Per state guidelines, bars and breweries must cease indoor service but can remain open for outdoor seating and go-cups

A woman sits at the bar inside the doors of a corner bar in the French Quarter in 2018
New Orleans bars can no longer offer indoor service
Shutterstock

Bars in New Orleans must cease indoor service today, December 30, after the city’s COVID-19 positivity rate surpassed Louisiana Gov. John Bel Edwards’s threshold for the second week in a row. Bars and breweries are prohibited from serving customers indoors after 11 p.m. tonight, but can remain open for outdoor service and go-cups, or to-go drinks.

The city announced the new restrictions Wednesday, the day before New Year’s Eve, following the Louisiana Department of Health’s weekly release of COVID-19 data. After last week’s numbers put the city’s positivity rate at 5.3 percent, New Orleans Mayor LaToya Cantrell warned that per state guidelines, bars would no longer be able to offer indoor service if the rate again exceeded five percent this week. Today’s numbers show 5.5 percent of coronavirus tests in Orleans Parish came back positive, up 0.2 percent from the week before. Gov. Edwards’s statewide guidelines, put into place on November 25, dictate that if a parish’s COVID-19 positivity rate exceeds five percent for two weeks in a row, indoor service at bars must cease. Alcohol is also prohibited from being sold at indoor sporting events.

While bars and breweries won’t be able to serve patrons indoors after 11 p.m. on December 30, drive-thru alcohol sales, curbside operations, and outdoor service can continue. Bars and breweries can offer outdoor service for up to 50 people, all seated at socially-distanced tables, between the hours of 8 a.m. and 11 p.m. Under the modified phase 2 guidelines, bar games and indoor live entertainment are prohibited.
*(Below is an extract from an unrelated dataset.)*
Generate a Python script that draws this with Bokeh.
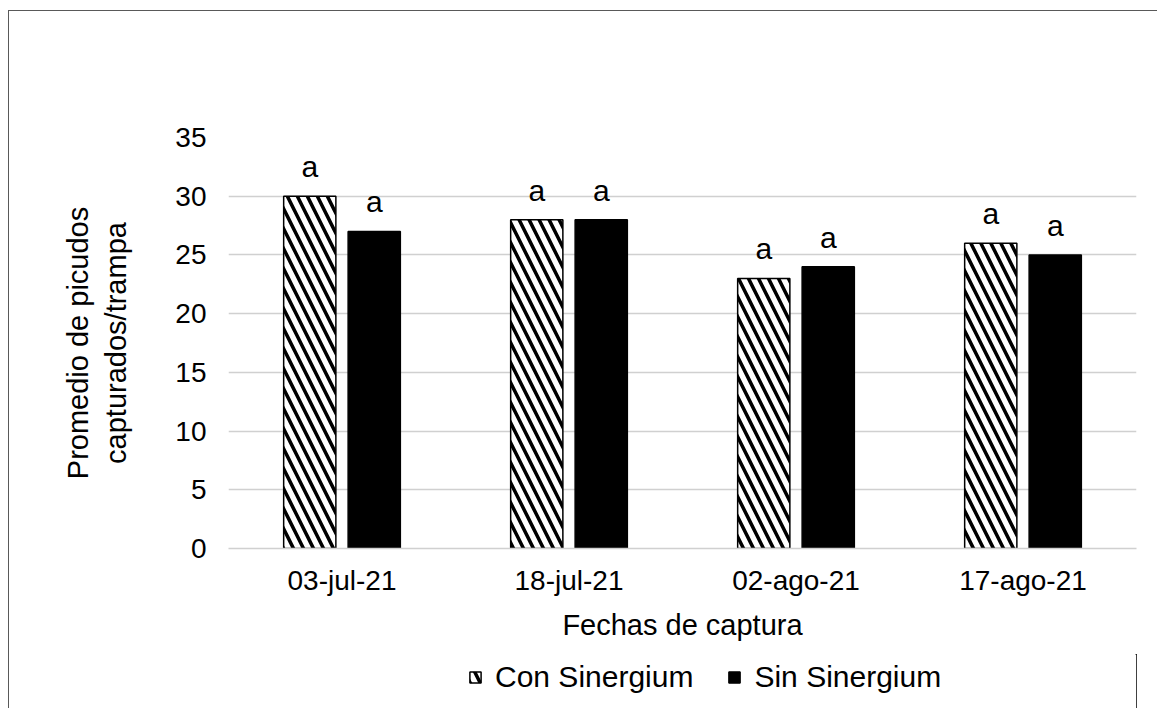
from bokeh.plotting import figure
from bokeh.layouts import column
from bokeh.models import (ColumnDataSource, FactorRange, Range1d, FixedTicker,
                          LabelSet, Legend, LegendItem, BoxAnnotation)
from bokeh.core.properties import value
from bokeh.transform import dodge
from bokeh.embed import file_html
from bokeh.resources import INLINE

fechas = ["03-jul-21", "18-jul-21", "02-ago-21", "17-ago-21"]
con_sinergium = [30, 28, 23, 26]
sin_sinergium = [27, 28, 24, 25]
letras_con = ["a", "a", "a", "a"]
letras_sin = ["a", "a", "a", "a"]
y_ticks = [0, 5, 10, 15, 20, 25, 30, 35]
series = ["Con Sinergium", "Sin Sinergium"]

FONT = "Liberation Sans"
BORDER = "1px solid #595959"

src = ColumnDataSource(dict(fecha=fechas, con=con_sinergium, sin=sin_sinergium,
                            lcon=letras_con, lsin=letras_sin))

con_style = dict(fill_color="white", line_color="black", line_width=1.5,
                 hatch_pattern="\\", hatch_color="black", hatch_scale=20, hatch_weight=3.5)
sin_style = dict(fill_color="black", line_color="black", line_width=1.5)

p = figure(x_range=FactorRange(*fechas), y_range=Range1d(0, 35),
           width=1149, height=644, output_backend="svg", toolbar_location=None,
           min_border_left=219, min_border_right=22, min_border_top=126,
           min_border_bottom=107)
p.styles = {"border-left": BORDER, "border-top": BORDER}
p.outline_line_color = None

p.vbar(x=dodge("fecha", -0.142, range=p.x_range), top="con", width=0.23,
       source=src, **con_style)
p.vbar(x=dodge("fecha", 0.142, range=p.x_range), top="sin", width=0.23,
       source=src, **sin_style)

for col, lab, off in (("con", "lcon", -0.142), ("sin", "lsin", 0.142)):
    ls = LabelSet(x=dodge("fecha", off, range=p.x_range), y=col, text=lab, source=src,
                  text_align="center", text_baseline="alphabetic", y_offset=19,
                  text_font=value(FONT), text_font_size="30px", text_color="black")
    p.add_layout(ls)

# grid
p.xgrid.grid_line_color = None
p.ygrid.grid_line_color = "#d0d0d0"
p.ygrid.grid_line_width = 1.5
p.yaxis.ticker = FixedTicker(ticks=y_ticks)

# axes
for ax in (p.xaxis[0], p.yaxis[0]):
    ax.major_tick_line_color = None
    ax.minor_tick_line_color = None
    ax.major_tick_out = 0
    ax.major_tick_in = 0
    ax.major_label_text_font = FONT
    ax.major_label_text_font_size = "28px"
    ax.major_label_text_color = "black"
    ax.axis_label_text_font = FONT
    ax.axis_label_text_font_size = "29px"
    ax.axis_label_text_font_style = "normal"
    ax.axis_label_text_color = "black"

p.yaxis.axis_line_color = None
p.xaxis.axis_line_color = "#d0d0d0"
p.xaxis.axis_line_width = 1.5
p.xaxis.major_label_standoff = 16
p.yaxis.major_label_standoff = 22
p.xaxis.axis_label = "Fechas de captura"
p.xaxis.axis_label_standoff = 10
p.yaxis.axis_label = "Promedio de picudos\ncapturados/trampa"
p.yaxis.axis_label_standoff = 40

# legend strip below the chart (its bars are hidden; only the key shows)
pl = figure(width=1149, height=54, x_range=Range1d(0, 1), y_range=Range1d(0, 1),
            output_backend="svg", toolbar_location=None,
            x_axis_location=None, y_axis_location=None,
            min_border_left=0, min_border_right=0, min_border_top=0, min_border_bottom=0)
pl.styles = {"border-left": BORDER}
pl.outline_line_color = None
pl.xgrid.visible = False
pl.ygrid.visible = False
lr_con = pl.vbar(x="con", top="con", width=0.1, source=src, **con_style)
lr_sin = pl.vbar(x="sin", top="sin", width=0.1, source=src, **sin_style)
pl.add_layout(BoxAnnotation(fill_color="white", fill_alpha=1, line_color=None,
                            line_alpha=0))

legend = Legend(items=[LegendItem(label=series[0], renderers=[lr_con]),
                       LegendItem(label=series[1], renderers=[lr_sin])],
                orientation="horizontal", location=(240, 14))
legend.label_text_font = FONT
legend.label_text_font_size = "30px"
legend.label_text_color = "black"
legend.glyph_width = 14
legend.glyph_height = 14
legend.label_standoff = 13
legend.spacing = 34
legend.padding = 0
legend.margin = 0
legend.border_line_color = None
legend.background_fill_color = None
legend.background_fill_alpha = 0
pl.add_layout(legend, "center")

layout = column(p, pl, spacing=0, styles={"margin-top": "10px", "margin-left": "8px"})

open("out.html", "w").write(file_html(layout, INLINE))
Outdoor live entertainment is allowed with a special event permit.

Bars and breweries in New Orleans were first allowed to reopen for indoor service at 25 percent capacity in mid-November when the city entered phase 3.3. On November 25, Gov. Edwards’s “modified phase 2” order closed indoor service at bars in parishes with a greater than five percent positivity rate. At that time, New Orleans was one of a handful of parishes that didn’t need to shut down. Before today, it was the only parish in the state still able to allow indoor bar service.

Last week, Gov. Edwards extended the current state guidelines an additional three weeks, through at least January 13, 2021.